Sherlock hummed a little, and then the water sang as he sat up to embrace John. Even though his partner was soaking wet, and he should be complaining, the doctor couldn't find it in him to be even the slightest bit annoyed.
"I was thinking, Sherlock. While I was gone – I can't even imagine how hard this has been for you. All of it. You have a whole lifetime of struggle behind you that I couldn't even think of enduring. I've always been confident enough in myself: I'm not the best, but at least I felt comfortable in my body. Sometimes I feel guilty about all the people I couldn't save, but I can live with that. I've been shot at, but that's something I can face. I couldn't imagine living every day with the enemy inside of you, with every part of you feeling wrong. And I can't pretend to understand, Sherlock, I can't, or act as if I can empathize with what has happened to you, because I will never have that experience. But I want to let you know that you don't have to hide these things from me. I won't pretend to know what it's like, but I won't tell you that it's wrong to be upset about them, either. What happened tonight won't happen again. I promise." He wrapped his arms around Sherlock's soaking body, one of his hands snaking its way around the mess of wet curls that he loved so much. Suddenly he realized that Sherlock was shaking – Sherlock was crying.

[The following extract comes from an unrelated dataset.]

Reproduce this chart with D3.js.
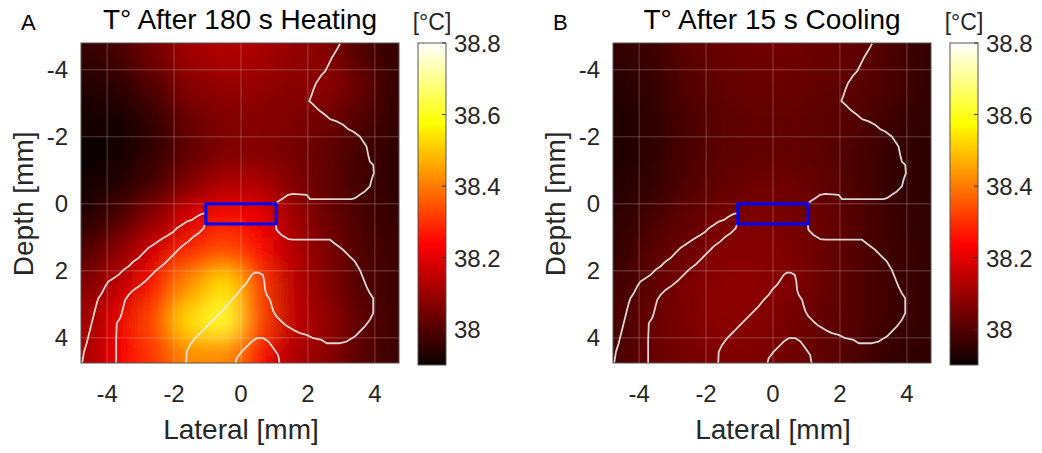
<!DOCTYPE html>
<html>
<head>
<meta charset="utf-8">
<script src="https://cdn.jsdelivr.net/npm/d3@7"></script>
<style>
    body { margin: 0; background: #fff; }
    svg { display: block; font-family: "Liberation Sans", Arial, sans-serif; }
</style>
</head>
<body>
<div id="chart"></div>
<script>
// Grid of sample centres (mm)
const lateralCenters = [-4.5, -3.5, -2.5, -1.5, -0.5, 0.5, 1.5, 2.5, 3.5, 4.5];
const depthCenters = [-4.5, -3.5, -2.5, -1.5, -0.5, 0.5, 1.5, 2.5, 3.5, 4.5];

// Temperatures [°C], one row per depth
const heatingTemps = [
    [37.96, 37.99, 38.05, 38.11, 38.13, 38.12, 38.09, 38.07, 38.00, 37.96],
    [37.93, 37.95, 38.00, 38.07, 38.09, 38.09, 38.07, 38.08, 38.03, 37.96],
    [37.91, 37.92, 37.96, 38.03, 38.06, 38.07, 38.06, 38.04, 38.00, 37.96],
    [37.90, 37.92, 37.96, 38.02, 38.06, 38.07, 38.05, 38.02, 37.98, 37.95],
    [37.91, 37.94, 37.99, 38.07, 38.13, 38.13, 38.07, 38.02, 37.98, 37.95],
    [37.94, 38.00, 38.09, 38.19, 38.26, 38.22, 38.11, 38.04, 37.99, 37.96],
    [38.00, 38.09, 38.19, 38.29, 38.34, 38.25, 38.14, 38.06, 38.00, 37.97],
    [38.07, 38.16, 38.27, 38.43, 38.54, 38.32, 38.15, 38.07, 38.00, 37.97],
    [38.11, 38.22, 38.34, 38.54, 38.62, 38.33, 38.16, 38.09, 38.02, 37.97],
    [38.12, 38.23, 38.31, 38.42, 38.42, 38.26, 38.13, 38.08, 38.01, 37.97]
];

const coolingTemps = [
    [37.96, 37.97, 38.01, 38.03, 38.04, 38.04, 38.03, 38.02, 37.99, 37.96],
    [37.94, 37.96, 38.00, 38.02, 38.03, 38.03, 38.02, 38.01, 37.99, 37.96],
    [37.93, 37.95, 37.99, 38.01, 38.02, 38.02, 38.01, 38.00, 37.97, 37.95],
    [37.93, 37.95, 37.99, 38.01, 38.02, 38.02, 38.01, 37.99, 37.96, 37.95],
    [37.94, 37.96, 38.00, 38.02, 38.04, 38.04, 38.02, 37.99, 37.96, 37.95],
    [37.95, 37.99, 38.02, 38.05, 38.06, 38.05, 38.03, 38.00, 37.97, 37.95],
    [37.96, 38.01, 38.04, 38.07, 38.07, 38.06, 38.03, 38.00, 37.97, 37.96],
    [37.98, 38.02, 38.06, 38.08, 38.08, 38.06, 38.03, 38.00, 37.97, 37.96],
    [37.99, 38.03, 38.06, 38.08, 38.07, 38.05, 38.02, 38.00, 37.97, 37.96],
    [37.99, 38.03, 38.05, 38.06, 38.06, 38.04, 38.02, 37.99, 37.96, 37.95]
];

// Tissue boundary contours [lateral, depth] in mm
const contourRight = [
    [2.96, -4.78], [2.86, -4.60], [2.71, -4.35], [2.61, -4.15], [2.51, -3.95], [2.41, -3.85],
    [2.31, -3.70], [2.24, -3.60], [2.16, -3.40], [2.11, -3.25], [2.04, -3.07], [2.16, -2.96],
    [2.31, -2.81], [2.51, -2.66], [2.66, -2.53], [2.86, -2.46], [3.05, -2.36], [3.20, -2.23],
    [3.35, -2.16], [3.55, -2.01], [3.65, -1.86], [3.75, -1.71], [3.80, -1.46], [3.85, -1.26],
    [3.95, -1.16], [3.97, -0.92], [3.90, -0.72], [3.85, -0.52], [3.70, -0.37], [3.55, -0.27],
    [3.40, -0.17], [3.30, -0.14], [2.06, -0.14], [1.96, -0.27], [1.56, -0.30], [1.41, -0.27],
    [1.26, -0.17], [1.11, -0.07], [1.04, 0.00]
];
const contourLoop = [
    [1.04, 0.61], [1.06, 0.78], [1.21, 0.93], [1.41, 1.05], [1.56, 1.07], [2.66, 1.07],
    [2.81, 1.19], [3.05, 1.37], [3.20, 1.52], [3.40, 1.72], [3.55, 1.97], [3.65, 2.22],
    [3.75, 2.47], [3.85, 2.67], [3.95, 2.82], [3.95, 3.26], [3.85, 3.46], [3.70, 3.66],
    [3.55, 3.81], [3.40, 3.96], [3.15, 4.11], [2.96, 4.16], [2.56, 4.16], [2.41, 4.06],
    [2.16, 4.01], [1.96, 3.91], [1.76, 3.86], [1.56, 3.76], [1.36, 3.64], [1.21, 3.51],
    [1.06, 3.36], [0.97, 3.21], [0.92, 3.06], [0.87, 2.87], [0.77, 2.72], [0.72, 2.57],
    [0.69, 2.27], [0.65, 2.12], [0.52, 2.05], [0.42, 2.05], [0.32, 2.12], [0.22, 2.27],
    [0.12, 2.42], [-0.03, 2.57], [-0.13, 2.72], [-0.28, 2.87], [-0.43, 3.06], [-0.63, 3.26],
    [-0.83, 3.46], [-0.98, 3.61], [-1.17, 3.81], [-1.37, 4.01], [-1.52, 4.21], [-1.62, 4.41],
    [-1.64, 4.81]
];
const contourLeftOuter = [
    [-1.05, 0.28], [-1.17, 0.30], [-1.32, 0.38], [-1.47, 0.48], [-1.62, 0.53], [-1.77, 0.63],
    [-1.92, 0.73], [-2.02, 0.83], [-2.17, 0.93], [-2.32, 1.02], [-2.47, 1.12], [-2.62, 1.22],
    [-2.77, 1.32], [-2.92, 1.47], [-3.06, 1.62], [-3.21, 1.72], [-3.36, 1.87], [-3.51, 1.97],
    [-3.66, 2.12], [-3.81, 2.22], [-3.96, 2.32], [-4.06, 2.47], [-4.16, 2.67], [-4.26, 2.82],
    [-4.31, 2.97], [-4.36, 3.16], [-4.41, 3.36], [-4.46, 3.56], [-4.51, 3.76], [-4.56, 3.96],
    [-4.61, 4.16], [-4.69, 4.41], [-4.73, 4.66], [-4.76, 4.81]
];
const contourLeftInner = [
    [-1.07, 0.61], [-1.12, 0.73], [-1.27, 0.88], [-1.42, 0.98], [-1.57, 1.12], [-1.77, 1.27],
    [-1.92, 1.42], [-2.12, 1.62], [-2.32, 1.82], [-2.52, 1.97], [-2.72, 2.17], [-2.87, 2.32],
    [-3.06, 2.47], [-3.21, 2.57], [-3.36, 2.72], [-3.46, 2.87], [-3.51, 3.06], [-3.56, 3.26],
    [-3.61, 3.41], [-3.71, 3.56], [-3.73, 4.06], [-3.73, 4.81]
];
const contourBottom = [
    [-0.18, 4.81], [-0.13, 4.61], [0.02, 4.41], [0.17, 4.26], [0.32, 4.11], [0.47, 4.01],
    [0.67, 4.01], [0.82, 4.11], [0.97, 4.31], [1.11, 4.51], [1.16, 4.81]
];

// Transducer outline (mm)
const transducerLateral = [-1.05, 1.05];
const transducerDepth = [0, 0.6];

// Axis ticks
const axisTicks = [-4, -2, 0, 2, 4];
const colorbarTicks = [38, 38.2, 38.4, 38.6, 38.8];
const tempRange = [37.9, 38.8];

const panels = [
    { letter: "A", title: "T° After 180 s Heating", temps: heatingTemps, left: 81, cbLeft: 418 },
    { letter: "B", title: "T° After 15 s Cooling", temps: coolingTemps, left: 613, cbLeft: 950 }
];

const layout = { top: 43, plotW: 318, plotH: 320, cbW: 28, cbTop: 43, cbBottom: 365 };
const textColor = "#262626";

// MATLAB "hot" colormap stops
const span = tempRange[1] - tempRange[0];
const hot = d3.scaleLinear()
    .domain([tempRange[0], tempRange[0] + span * 3 / 8, tempRange[0] + span * 6 / 8, tempRange[1]])
    .range(["#0b0000", "#ff0000", "#ffff00", "#ffffff"])
    .clamp(true);

const svg = d3.select("#chart").append("svg")
    .attr("width", 1042)
    .attr("height", 453);

const defs = svg.append("defs");
defs.append("filter")
    .attr("id", "smooth")
    .attr("filterUnits", "userSpaceOnUse")
    .attr("x", 0).attr("y", 0).attr("width", 1042).attr("height", 453)
    .append("feGaussianBlur")
    .attr("stdDeviation", 12);

const grad = defs.append("linearGradient")
    .attr("id", "hotbar")
    .attr("x1", 0).attr("y1", 1).attr("x2", 0).attr("y2", 0);
hot.domain().forEach(v => {
    grad.append("stop")
        .attr("offset", (v - tempRange[0]) / span)
        .attr("stop-color", hot(v));
});

function drawPanel(p, idx) {
    const x = d3.scaleLinear().domain([-4.78, 4.72]).range([p.left, p.left + layout.plotW]);
    const y = d3.scaleLinear().domain([-4.8, 4.75]).range([layout.top, layout.top + layout.plotH]);
    const g = svg.append("g");

    defs.append("clipPath").attr("id", "clip" + idx)
        .append("rect")
        .attr("x", p.left).attr("y", layout.top)
        .attr("width", layout.plotW).attr("height", layout.plotH);

    const plot = g.append("g").attr("clip-path", `url(#clip${idx})`);
    plot.append("rect")
        .attr("x", p.left).attr("y", layout.top)
        .attr("width", layout.plotW).attr("height", layout.plotH)
        .attr("fill", hot(37.95));

    // heat cells, extended at the borders so the smoothing doesn't fade out
    const cells = [];
    p.temps.forEach((row, i) => row.forEach((v, j) => cells.push({ i, j, v })));
    const last = lateralCenters.length - 1;
    plot.append("g")
        .attr("filter", "url(#smooth)")
        .selectAll("rect")
        .data(cells)
        .join("rect")
        .attr("x", d => Math.floor(x(lateralCenters[d.j] - 0.5)) - (d.j === 0 ? 40 : 0))
        .attr("y", d => Math.floor(y(depthCenters[d.i] - 0.5)) - (d.i === 0 ? 40 : 0))
        .attr("width", d => Math.ceil(x(lateralCenters[d.j] + 0.5) - x(lateralCenters[d.j] - 0.5)) + 1 + (d.j === 0 || d.j === last ? 40 : 0))
        .attr("height", d => Math.ceil(y(depthCenters[d.i] + 0.5) - y(depthCenters[d.i] - 0.5)) + 1 + (d.i === 0 || d.i === last ? 40 : 0))
        .attr("fill", d => hot(d.v));

    // grid
    plot.selectAll(".vgrid").data(axisTicks).join("line")
        .attr("x1", d => x(d)).attr("x2", d => x(d))
        .attr("y1", layout.top).attr("y2", layout.top + layout.plotH)
        .attr("stroke", "#fff").attr("stroke-opacity", 0.25).attr("stroke-width", 1);
    plot.selectAll(".hgrid").data(axisTicks).join("line")
        .attr("y1", d => y(d)).attr("y2", d => y(d))
        .attr("x1", p.left).attr("x2", p.left + layout.plotW)
        .attr("stroke", "#fff").attr("stroke-opacity", 0.25).attr("stroke-width", 1);

    // tissue contours
    const line = d3.line().x(d => x(d[0])).y(d => y(d[1]));
    plot.selectAll(".contour")
        .data([contourRight, contourLoop, contourLeftOuter, contourLeftInner, contourBottom])
        .join("path")
        .attr("d", line)
        .attr("fill", "none")
        .attr("stroke", "#ebebeb")
        .attr("stroke-opacity", 0.9)
        .attr("stroke-width", 1.8)
        .attr("stroke-linejoin", "round");

    // transducer
    plot.append("rect")
        .attr("x", x(transducerLateral[0])).attr("y", y(transducerDepth[0]))
        .attr("width", x(transducerLateral[1]) - x(transducerLateral[0]))
        .attr("height", y(transducerDepth[1]) - y(transducerDepth[0]))
        .attr("fill", "none").attr("stroke", "#0000ff").attr("stroke-width", 3);

    g.append("rect")
        .attr("x", p.left).attr("y", layout.top)
        .attr("width", layout.plotW).attr("height", layout.plotH)
        .attr("fill", "none").attr("stroke", "#555").attr("stroke-width", 1);

    // tick labels
    g.selectAll(".xt").data(axisTicks).join("text")
        .attr("x", d => x(d)).attr("y", 402)
        .attr("text-anchor", "middle").attr("font-size", 24).attr("fill", textColor)
        .text(d => d);
    g.selectAll(".yt").data(axisTicks).join("text")
        .attr("x", p.left - 13).attr("y", d => y(d) + 8)
        .attr("text-anchor", "end").attr("font-size", 24).attr("fill", textColor)
        .text(d => d);

    g.append("text")
        .attr("x", x(0)).attr("y", 439)
        .attr("text-anchor", "middle").attr("font-size", 28).attr("fill", textColor)
        .text("Lateral [mm]");
    g.append("text")
        .attr("transform", `translate(${p.left - 48},${y(0)}) rotate(-90)`)
        .attr("text-anchor", "middle").attr("font-size", 28).attr("fill", textColor)
        .text("Depth [mm]");

    g.append("text")
        .attr("x", p.left + layout.plotW / 2).attr("y", 29)
        .attr("text-anchor", "middle").attr("font-size", 28).attr("fill", "#000")
        .text(p.title);
    g.append("text")
        .attr("x", p.left - 60).attr("y", 30)
        .attr("font-size", 22).attr("fill", "#000")
        .text(p.letter);

    // colorbar
    const cy = d3.scaleLinear().domain(tempRange).range([layout.cbBottom, layout.cbTop]);
    g.append("rect")
        .attr("x", p.cbLeft).attr("y", layout.cbTop)
        .attr("width", layout.cbW).attr("height", layout.cbBottom - layout.cbTop)
        .attr("fill", "url(#hotbar)").attr("stroke", "#555").attr("stroke-width", 1);
    g.selectAll(".cbtick").data(colorbarTicks).join("line")
        .attr("x1", p.cbLeft + layout.cbW - 4).attr("x2", p.cbLeft + layout.cbW)
        .attr("y1", d => cy(d)).attr("y2", d => cy(d))
        .attr("stroke", "#333").attr("stroke-width", 1);
    g.selectAll(".cblabel").data(colorbarTicks).join("text")
        .attr("x", p.cbLeft + layout.cbW + 8).attr("y", d => cy(d) + 9)
        .attr("font-size", 24).attr("fill", textColor)
        .text(d => d);
    g.append("text")
        .attr("x", p.cbLeft + layout.cbW / 2).attr("y", 30)
        .attr("text-anchor", "middle").attr("font-size", 23).attr("fill", textColor)
        .text("[°C]");
}

panels.forEach(drawPanel);
</script>
</body>
</html>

"It's okay," he whispered, running his hand up and down the expanse of the detective's smoothly muscled back. "I'm here for you."
Sherlock remained silent, not even acknowledging his tears. When he finally spoke, his voice was steady from all his practice at being untouchable. "I know it's irrational, but I thought you were going to leave tonight. I comforted myself by telling myself that you had promised not to leave, but humans are fickle and their promises mean little. Even yours, as much as I respect you. But you'd left your phone. You never would have left your phone if you were leaving for good. So thank you for leaving your phone."
John smiled a little, stroking Sherlock's hair. He knew what the phrase really meant: thank you for not leaving me, and thank you for not calling me a freak, and thank you for not doing what all the others have done and just abandoning me for being different. "If I thought it would reassure you, I'd handcuff myself to you. Then you would know that I'm never going to leave for good unless you ask me to."
"Mycroft was right, you know," his partner said, a hint of a smile in his voice.
"You're very loyal, very fast."
John laughed. The thought of Mycroft replaying their first meeting for a petulant Sherlock was amusing beyond belief. Then he rested his head on Sherlock's shoulder, pressing a kiss to the wet skin behind his lover's ear. "Call it a character flaw."
"I'd call it a character strength instead," Sherlock murmured. "You have many of those."